León XIII, en su encíclica Cum multa (1882), aplicó la doctrina de Calcedonia a las tremendas luchas entre los católicos españoles liberales y los integristas. Condenaba los dos errores opuestos en el modo de entender la relación entre religión y política: el de los que las separaban totalmente (los liberales, nuevos arrianos o nestorianos) y el de los que las confundían (los integristas o carlistas, nuevos monofisitas). Así como –decía León XIII– hay que evitar el “impío error” de querer gobernar una nación sin tener a Dios en cuenta, “así también hay que huir de la equivocada opinión de los que mezclan y casi identifican la religión con un partido político, hasta el punto de tener como separados del catolicismo a los que pertenecen a otro partido”.

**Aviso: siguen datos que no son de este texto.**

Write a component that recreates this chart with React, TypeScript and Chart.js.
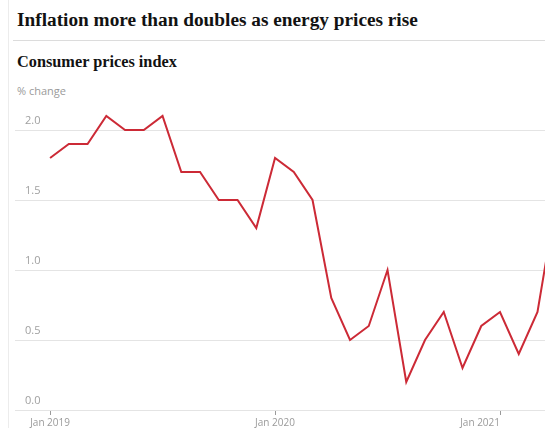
import React, { useEffect, useRef } from "react";
import { Chart, registerables } from "chart.js";

Chart.register(...registerables);

const months = [
  "Jan 2019", "Feb 2019", "Mar 2019", "Apr 2019", "May 2019", "Jun 2019",
  "Jul 2019", "Aug 2019", "Sep 2019", "Oct 2019", "Nov 2019", "Dec 2019",
  "Jan 2020", "Feb 2020", "Mar 2020", "Apr 2020", "May 2020", "Jun 2020",
  "Jul 2020", "Aug 2020", "Sep 2020", "Oct 2020", "Nov 2020", "Dec 2020",
  "Jan 2021", "Feb 2021", "Mar 2021", "Apr 2021",
];
const cpi = [
  1.8, 1.9, 1.9, 2.1, 2.0, 2.0, 2.1, 1.7, 1.7, 1.5, 1.5, 1.3,
  1.8, 1.7, 1.5, 0.8, 0.5, 0.6, 1.0, 0.2, 0.5, 0.7, 0.3, 0.6,
  0.7, 0.4, 0.7, 1.5,
];
const xTickIndex = [0, 12, 24];
const xTickLabels = ["Jan 2019", "Jan 2020", "Jan 2021"];
const yTicks = [0, 0.5, 1.0, 1.5, 2.0];

const lastLabelRight = {
  id: "lastLabelRight",
  beforeDraw(chart: any) {
    const s = chart.scales.x;
    const items = s.getLabelItems();
    if (items && items.length) {
      items[items.length - 1].options.textAlign = "right";
    }
  },
};

export default function App() {
  const ref = useRef<HTMLCanvasElement | null>(null);

  useEffect(() => {
    document.body.style.margin = "0";
    const ctx = ref.current!;
    const chart = new Chart(ctx, {
      type: "line",
      data: {
        labels: months,
        datasets: [
          {
            label: "Consumer prices index",
            data: cpi.map((v, i) => ({ x: i, y: v })),
            borderColor: "#cc2a36",
            borderWidth: 2,
            pointRadius: 0,
            tension: 0,
            fill: false,
          },
        ],
      },
      options: {
        animation: false,
        responsive: false,
        maintainAspectRatio: false,
        layout: { padding: { left: 15, right: 0, top: 6, bottom: 0 } },
        plugins: { legend: { display: false }, tooltip: { enabled: false } },
        scales: {
          x: {
            type: "linear",
            min: -1.87,
            max: 26.4,
            afterBuildTicks: (s: any) => {
              s.ticks = xTickIndex.map((v) => ({ value: v }));
            },
            afterFit: (s: any) => {
              s.height = 18;
              s.paddingLeft = 0;
              s.paddingRight = 0;
            },
            ticks: {
              autoSkip: false,
              maxRotation: 0,
              padding: 2,
              color: "#9a9a9a",
              font: { family: "'Open Sans'", size: 10 },
              callback: (value: any) => {
                const k = xTickIndex.indexOf(Number(value));
                return k >= 0 ? xTickLabels[k] : "";
              },
            },
            grid: {
              drawOnChartArea: false,
              drawTicks: true,
              tickLength: 5,
              color: "#9a9a9a",
            },
            border: { display: false },
          },
          y: {
            min: 0,
            max: 2.2,
            afterBuildTicks: (s: any) => {
              s.ticks = yTicks.map((v) => ({ value: v }));
            },
            afterFit: (s: any) => {
              s.width = 0;
              s.paddingTop = 0;
              s.paddingBottom = 0;
            },
            ticks: {
              mirror: true,
              padding: 10,
              labelOffset: -9,
              color: "#a0a0a0",
              font: { family: "'Open Sans'", size: 11 },
              callback: (value: any) => Number(value).toFixed(1),
            },
            grid: { drawTicks: false, color: "#e4e4e4", lineWidth: 1 },
            border: { display: false },
          },
        },
      },
      plugins: [lastLabelRight],
    });
    return () => chart.destroy();
  }, []);

  return (
    <div
      style={{
        position: "relative",
        width: 545,
        height: 428,
        overflow: "hidden",
        background: "#fff",
      }}
    >
      <div
        style={{
          position: "absolute",
          left: 8,
          top: 0,
          width: 1,
          height: 428,
          background: "#ececec",
        }}
      />
      <div
        style={{
          position: "absolute",
          left: 17,
          top: 10,
          fontFamily: "'Liberation Serif'",
          fontWeight: 700,
          fontSize: 19.3,
          lineHeight: "20px",
          color: "#121212",
          whiteSpace: "nowrap",
        }}
      >
        Inflation more than doubles as energy prices rise
      </div>
      <div
        style={{
          position: "absolute",
          left: 13,
          top: 40,
          width: 532,
          height: 1,
          background: "#dcdcdc",
        }}
      />
      <div
        style={{
          position: "absolute",
          left: 17,
          top: 52.5,
          fontFamily: "'Liberation Serif'",
          fontWeight: 700,
          fontSize: 16.3,
          lineHeight: "18px",
          color: "#121212",
          whiteSpace: "nowrap",
        }}
      >
        Consumer prices index
      </div>
      <div
        style={{
          position: "absolute",
          left: 17,
          top: 85,
          fontFamily: "'Open Sans'",
          fontSize: 11,
          lineHeight: "12px",
          color: "#9a9a9a",
          whiteSpace: "nowrap",
        }}
      >
        % change
      </div>
      <canvas
        ref={ref}
        width={545}
        height={332}
        style={{ position: "absolute", left: 0, top: 96, width: 545, height: 332 }}
      />
    </div>
  );
}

Como reacción contra el espíritu de la Revolución francesa, el magisterio de la Iglesia había condenado, en el Syllabus de Pío IX (1864) la separación de Iglesia y Estado y la libertad religiosa, y siempre que podía exigía el Estado confesional, que profesara oficialmente la fe católica y la protegiera y prohibiera las demás religiones. Pero ya Pío XII, aunque protestó contra los que querían “recluir a la Iglesia en la sacristía” sin que pudiera decir nada sobre los problemas de nuestro mundo, propugnó con todo una “sana laicidad”: ni clericalismo ni anticlericalismo.

El Vaticano II fue más allá y admitió la libertad religiosa y la separación de Iglesia y Estado. Pero aún, durante el Concilio, un obispo brasileño ferozmente integrista, Geraldo de Proença Sigaud, afirmó que a Dios le cuesta mucho salvar las almas en una democracia: En una sociedad revolucionaria (así calificaba a la democracia) Dios pesca las almas con anzuelo (o sea, de una en una); en una sociedad cristiana (se refería a un estado confesional católico), las almas se pecan con redes (en masa)”.

Contra esta visión, nosotros tenemos la experiencia de la marea de ateísmo y de anticlericalismo que nos han dejado cuarenta años de nacionalcatolicismo, esto es, de catolicismo impuesto como un deber cívico y de franquismo impuesto como un deber religioso. Si Nerón fue malo, la solución no es Constantino. Que san Hilario nos ayude a acertar con la vía justa.